What it has been used to show
From the Neuron paper, in 60 healthy adults split by trait anxiety:
- Moderate-anxiety participants needed more filters — they were less respiratory-sensitive (3.0 vs 4.0, Z = −2.4, p = 0.01), replicating Garfinkel et al. (2016a) and Tiller et al. (1987).
- They were less confident (metacognitive bias 6.7 vs 6.2, Z = 2.0, p = 0.02), matching the exteroceptive metacognition literature where anxiety and depression lower confidence (Rouault et al. 2018).
- Their metacognitive efficiency was equal (M-Ratio 0.8 vs 0.8, ns).
- Decision bias did not differ — notable because the hypothesis was that anxious participants would over-report load presence, and they did not.
That pattern is worth keeping: anxiety made people worse at the task and less sure, without making their insight worse or their criterion looser. It also runs opposite in sign to the cardiac finding that anxiety and panic go with better heartbeat detection, which is discussed on the study page and on is-interoception-domain-general.

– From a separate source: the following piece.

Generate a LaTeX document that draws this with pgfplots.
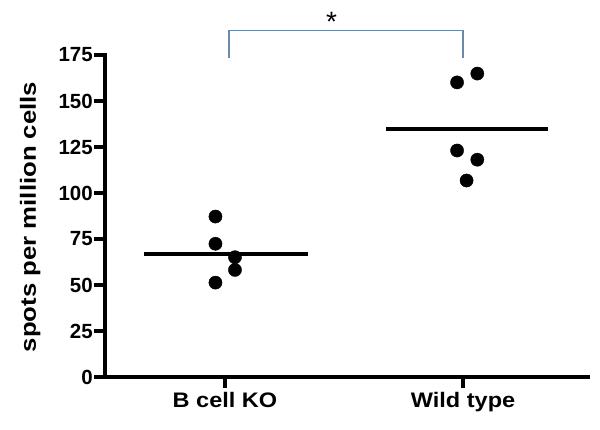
\documentclass[border=0pt]{standalone}
\usepackage{pgfplots}
\pgfplotsset{compat=1.18}
\usepackage{fontspec}
\setmainfont{Liberation Sans}
\definecolor{bracketc}{RGB}{105,138,170}
\begin{document}
\begin{tikzpicture}
\begin{axis}[
  at={(105pt,52pt)}, anchor=south west,
  scale only axis, width=483pt, height=322pt,
  xmin=0.496, xmax=2.525, ymin=0, ymax=175,
  axis x line=bottom, axis y line=left,
  axis line style={-, line width=3.8pt, line cap=rect},
  tick align=outside,
  major tick length=11pt,
  tick style={line width=3.6pt, black},
  xtick={1,2}, xticklabels={\scalebox{1.12}[1]{B cell KO}, \scalebox{1.12}[1]{Wild type}},
  ytick={0,25,...,175},
  /pgf/number format/assume math mode=true,
  yticklabel style={font=\bfseries\fontsize{20.5}{20.5}\selectfont, inner sep=1pt},
  xticklabel style={font=\bfseries\fontsize{21}{21}\selectfont, yshift=-1pt},
  ylabel={\scalebox{1.17}[1]{spots per million cells}},
  ylabel style={font=\bfseries\fontsize{22}{22}\selectfont, at={(axis description cs:-0.155,0.497)}, anchor=center},
  clip=false,
]
\addplot[only marks, mark=*, mark size=6.6pt, black] coordinates {
 (0.96,87.2) (0.96,72.4) (1.042,65.1) (1.042,58.2) (0.96,51.3)
 (1.975,160.1) (2.06,164.9) (1.975,123.1) (2.06,118.1) (2.015,106.8)};
\addplot[black, line width=3.8pt] coordinates {(0.66,66.9) (1.35,66.9)};
\addplot[black, line width=3.8pt] coordinates {(1.676,134.7) (2.357,134.7)};
\draw[bracketc, line width=1.6pt] (axis cs:1.017,173.4) -- (axis cs:1.017,188.4) -- (axis cs:2.0,188.4) -- (axis cs:2.0,173.4);
\node[anchor=north, inner sep=0pt, font=\fontsize{28}{28}\selectfont] at (axis cs:1.448,198.5) {*};
\end{axis}
\pgfresetboundingbox
\useasboundingbox (0,0) rectangle (600pt,429pt);
\end{tikzpicture}
\end{document}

One further FDT result with no counterpart elsewhere in the wiki: metacognitive performance correlated with peak anterior insula activity for resistance-related prediction errors (r = 0.42) in the same participants — the only strong cross-task link in the paper’s whole 16-measure matrix, and evidence for Stephan et al.’s (2016) proposal that prediction error is the route by which bodily deviation reaches metacognition.
Open
- No slope, so nothing about precision. Anyone wanting both metacognition and a psychometric function needs the RRST.
- Never run alongside a cardiac task in an anxious sample, which is the study that would separate the two readings of the anxiety/sensitivity sign reversal.
- The methods paper (Harrison et al. 2021, Biol Psychol) is not in
raw/, so the wiki’s account of the staircase and of the task’s reliability is secondhand from the Neuron paper’s methods section.